• Estonian PM’s moral collapse

    Estonian PM Kallas gives her first interview following revelations on her husband’s deals with Russia. She is hiding behind sunglasses – a look most PR advisors would not recommend. Photo: screenshot / err.ee

    “My moral values haven’t changed,” the Estonian prime minister Kaja Kallas insisted. In just one week, Kallas’s untouchable grip on the country’s top job and her credibility collapsed. 

    What happened? Media revealed that her husband belonged to a group of business associates who continued to operate in Russia, despite its invasion of Ukraine. After first claiming their trucking company only helped ‘one Estonian customer close down their Russian business’ and were doing ‘a morally good thing’, new details started to emerge.

    This customer was an aerosol canister factory that belonged to one of the associates. Instead of returning factory equipment from Russia to Estonia, the trucking firm continued carrying raw material to Russia, making at least 1.5 million euros in revenue on the deals.

    If Kallas had not built herself up as a moral beacon regarding the Ukrainian war in Estonia and on the world stage, one might say this is business as usual. A few months ago Kallas urged local businesspeople to ‘find their moral compass’ and restrict ties with Russia. This wasn’t a one-off statement, but has characterised her policy since 24 February 2022. She has been one of the most staunch advocates for sanctions against Russia.

    She wasn’t involved in the business herself and, strictly following the law, it wasn’t illegal.
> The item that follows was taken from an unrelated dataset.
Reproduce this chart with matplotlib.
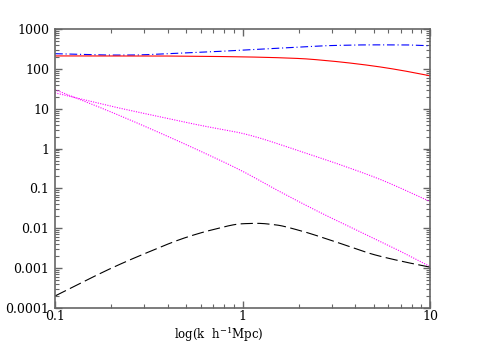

Still, many believe her actions and statements constitute moral corruption. 

    Firstly, she tried to downplay the issue. Secondly, she insisted the scandal was revenge by middle-aged white men. Thirdly, she complained she was being bullied by reporters. Finally, she announced that her husband’s continued business links to Russia are a non-issue in the West, but are in Estonia, because the people have high demands of their leader’s ‘moral values’.

    As we went to press, she was still in power, though 70% of the public want her to resign.